[BEGIN]
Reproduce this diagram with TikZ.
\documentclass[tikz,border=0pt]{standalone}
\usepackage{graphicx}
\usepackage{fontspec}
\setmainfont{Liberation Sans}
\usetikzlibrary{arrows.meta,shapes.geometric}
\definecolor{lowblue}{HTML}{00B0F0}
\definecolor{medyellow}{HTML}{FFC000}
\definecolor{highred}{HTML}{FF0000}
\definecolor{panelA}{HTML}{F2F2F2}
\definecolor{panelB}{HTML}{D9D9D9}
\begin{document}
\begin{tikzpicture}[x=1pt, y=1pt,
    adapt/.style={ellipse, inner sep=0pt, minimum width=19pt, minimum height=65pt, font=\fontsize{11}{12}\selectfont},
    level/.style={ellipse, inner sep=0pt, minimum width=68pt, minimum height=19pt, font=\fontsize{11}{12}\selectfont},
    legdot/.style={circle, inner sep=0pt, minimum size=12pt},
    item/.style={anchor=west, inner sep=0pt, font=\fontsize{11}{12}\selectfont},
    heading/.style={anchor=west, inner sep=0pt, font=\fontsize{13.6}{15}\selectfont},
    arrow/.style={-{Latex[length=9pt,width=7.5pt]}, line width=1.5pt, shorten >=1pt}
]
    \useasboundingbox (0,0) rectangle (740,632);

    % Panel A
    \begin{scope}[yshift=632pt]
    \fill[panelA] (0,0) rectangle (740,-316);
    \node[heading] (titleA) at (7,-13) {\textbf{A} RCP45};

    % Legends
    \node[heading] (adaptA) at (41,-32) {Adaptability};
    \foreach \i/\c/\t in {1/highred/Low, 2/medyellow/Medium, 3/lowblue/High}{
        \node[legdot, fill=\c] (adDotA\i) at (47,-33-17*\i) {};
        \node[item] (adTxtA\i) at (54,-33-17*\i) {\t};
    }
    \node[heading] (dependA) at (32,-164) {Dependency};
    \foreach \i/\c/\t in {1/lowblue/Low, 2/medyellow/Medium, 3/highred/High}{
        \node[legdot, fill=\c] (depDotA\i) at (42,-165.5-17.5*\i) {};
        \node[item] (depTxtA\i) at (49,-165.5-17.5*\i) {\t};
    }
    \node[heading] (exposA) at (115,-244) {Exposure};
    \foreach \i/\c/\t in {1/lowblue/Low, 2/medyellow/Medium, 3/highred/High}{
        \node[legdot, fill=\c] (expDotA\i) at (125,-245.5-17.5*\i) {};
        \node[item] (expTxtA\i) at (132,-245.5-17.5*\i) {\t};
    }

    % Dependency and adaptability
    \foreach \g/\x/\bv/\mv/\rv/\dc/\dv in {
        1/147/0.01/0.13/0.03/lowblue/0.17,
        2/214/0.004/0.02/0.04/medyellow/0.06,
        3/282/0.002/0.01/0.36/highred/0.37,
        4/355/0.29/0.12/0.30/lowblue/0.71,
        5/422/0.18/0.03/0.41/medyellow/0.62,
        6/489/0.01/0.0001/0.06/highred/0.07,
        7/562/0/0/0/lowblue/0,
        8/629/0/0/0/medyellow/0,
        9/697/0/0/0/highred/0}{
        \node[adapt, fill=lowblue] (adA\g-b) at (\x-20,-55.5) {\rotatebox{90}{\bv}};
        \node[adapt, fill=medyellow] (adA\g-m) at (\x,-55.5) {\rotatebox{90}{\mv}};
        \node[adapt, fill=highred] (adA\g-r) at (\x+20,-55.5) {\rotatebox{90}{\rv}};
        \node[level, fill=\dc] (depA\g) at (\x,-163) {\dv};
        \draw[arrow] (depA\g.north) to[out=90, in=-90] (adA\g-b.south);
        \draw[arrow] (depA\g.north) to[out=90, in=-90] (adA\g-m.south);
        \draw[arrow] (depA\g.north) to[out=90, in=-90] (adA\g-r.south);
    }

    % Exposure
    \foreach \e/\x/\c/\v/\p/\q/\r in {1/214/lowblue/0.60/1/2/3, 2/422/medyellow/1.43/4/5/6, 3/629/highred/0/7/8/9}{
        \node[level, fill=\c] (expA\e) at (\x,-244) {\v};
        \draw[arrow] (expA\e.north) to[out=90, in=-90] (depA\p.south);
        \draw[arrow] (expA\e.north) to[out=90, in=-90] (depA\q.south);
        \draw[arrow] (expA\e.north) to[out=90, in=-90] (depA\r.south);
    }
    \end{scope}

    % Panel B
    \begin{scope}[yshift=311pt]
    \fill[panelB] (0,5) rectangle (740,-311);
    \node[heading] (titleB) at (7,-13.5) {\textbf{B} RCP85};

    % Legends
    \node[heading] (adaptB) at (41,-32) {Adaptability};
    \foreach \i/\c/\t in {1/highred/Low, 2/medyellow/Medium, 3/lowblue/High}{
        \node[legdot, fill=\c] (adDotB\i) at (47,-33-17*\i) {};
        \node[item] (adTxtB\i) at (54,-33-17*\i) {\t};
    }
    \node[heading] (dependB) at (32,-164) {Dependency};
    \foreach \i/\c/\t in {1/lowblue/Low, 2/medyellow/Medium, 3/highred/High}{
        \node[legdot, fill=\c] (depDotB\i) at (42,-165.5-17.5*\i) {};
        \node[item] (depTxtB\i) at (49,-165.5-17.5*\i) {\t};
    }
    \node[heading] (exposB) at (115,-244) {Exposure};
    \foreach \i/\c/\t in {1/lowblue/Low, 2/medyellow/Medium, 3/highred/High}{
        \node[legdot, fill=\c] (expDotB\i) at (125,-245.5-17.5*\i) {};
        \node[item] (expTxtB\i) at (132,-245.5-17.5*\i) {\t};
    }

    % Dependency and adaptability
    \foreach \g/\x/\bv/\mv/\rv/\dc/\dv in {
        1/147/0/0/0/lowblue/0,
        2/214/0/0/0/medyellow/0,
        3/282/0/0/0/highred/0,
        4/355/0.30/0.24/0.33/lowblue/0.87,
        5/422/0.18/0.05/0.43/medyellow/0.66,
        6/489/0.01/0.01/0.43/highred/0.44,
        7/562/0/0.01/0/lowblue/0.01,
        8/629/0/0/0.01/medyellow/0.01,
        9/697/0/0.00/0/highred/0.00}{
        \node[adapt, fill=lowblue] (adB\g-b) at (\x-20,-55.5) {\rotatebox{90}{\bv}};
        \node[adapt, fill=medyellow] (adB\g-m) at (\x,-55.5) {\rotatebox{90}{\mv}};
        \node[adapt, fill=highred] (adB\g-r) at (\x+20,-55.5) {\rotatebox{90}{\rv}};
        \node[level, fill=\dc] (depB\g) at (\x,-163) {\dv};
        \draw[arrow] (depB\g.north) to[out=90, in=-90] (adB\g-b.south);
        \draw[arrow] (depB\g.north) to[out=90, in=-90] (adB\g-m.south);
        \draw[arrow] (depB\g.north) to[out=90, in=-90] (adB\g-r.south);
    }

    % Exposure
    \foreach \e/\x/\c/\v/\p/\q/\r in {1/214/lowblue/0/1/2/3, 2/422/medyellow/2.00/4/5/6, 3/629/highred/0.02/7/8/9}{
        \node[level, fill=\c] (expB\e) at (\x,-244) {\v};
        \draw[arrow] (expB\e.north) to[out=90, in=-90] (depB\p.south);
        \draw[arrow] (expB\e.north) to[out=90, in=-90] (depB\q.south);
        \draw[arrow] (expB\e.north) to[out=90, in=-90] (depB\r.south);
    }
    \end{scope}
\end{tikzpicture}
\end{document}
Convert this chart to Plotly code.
[END]
Requirements
Set down exactly the lines that begin the records and continue through the line bearing "(titleA) at (7,-13)"; include both ends.

Output of the exercise
Reproduce this diagram with TikZ.
\documentclass[tikz,border=0pt]{standalone}
\usepackage{graphicx}
\usepackage{fontspec}
\setmainfont{Liberation Sans}
\usetikzlibrary{arrows.meta,shapes.geometric}
\definecolor{lowblue}{HTML}{00B0F0}
\definecolor{medyellow}{HTML}{FFC000}
\definecolor{highred}{HTML}{FF0000}
\definecolor{panelA}{HTML}{F2F2F2}
\definecolor{panelB}{HTML}{D9D9D9}
\begin{document}
\begin{tikzpicture}[x=1pt, y=1pt,
    adapt/.style={ellipse, inner sep=0pt, minimum width=19pt, minimum height=65pt, font=\fontsize{11}{12}\selectfont},
    level/.style={ellipse, inner sep=0pt, minimum width=68pt, minimum height=19pt, font=\fontsize{11}{12}\selectfont},
    legdot/.style={circle, inner sep=0pt, minimum size=12pt},
    item/.style={anchor=west, inner sep=0pt, font=\fontsize{11}{12}\selectfont},
    heading/.style={anchor=west, inner sep=0pt, font=\fontsize{13.6}{15}\selectfont},
    arrow/.style={-{Latex[length=9pt,width=7.5pt]}, line width=1.5pt, shorten >=1pt}
]
    \useasboundingbox (0,0) rectangle (740,632);

    % Panel A
    \begin{scope}[yshift=632pt]
    \fill[panelA] (0,0) rectangle (740,-316);
    \node[heading] (titleA) at (7,-13) {\textbf{A} RCP45};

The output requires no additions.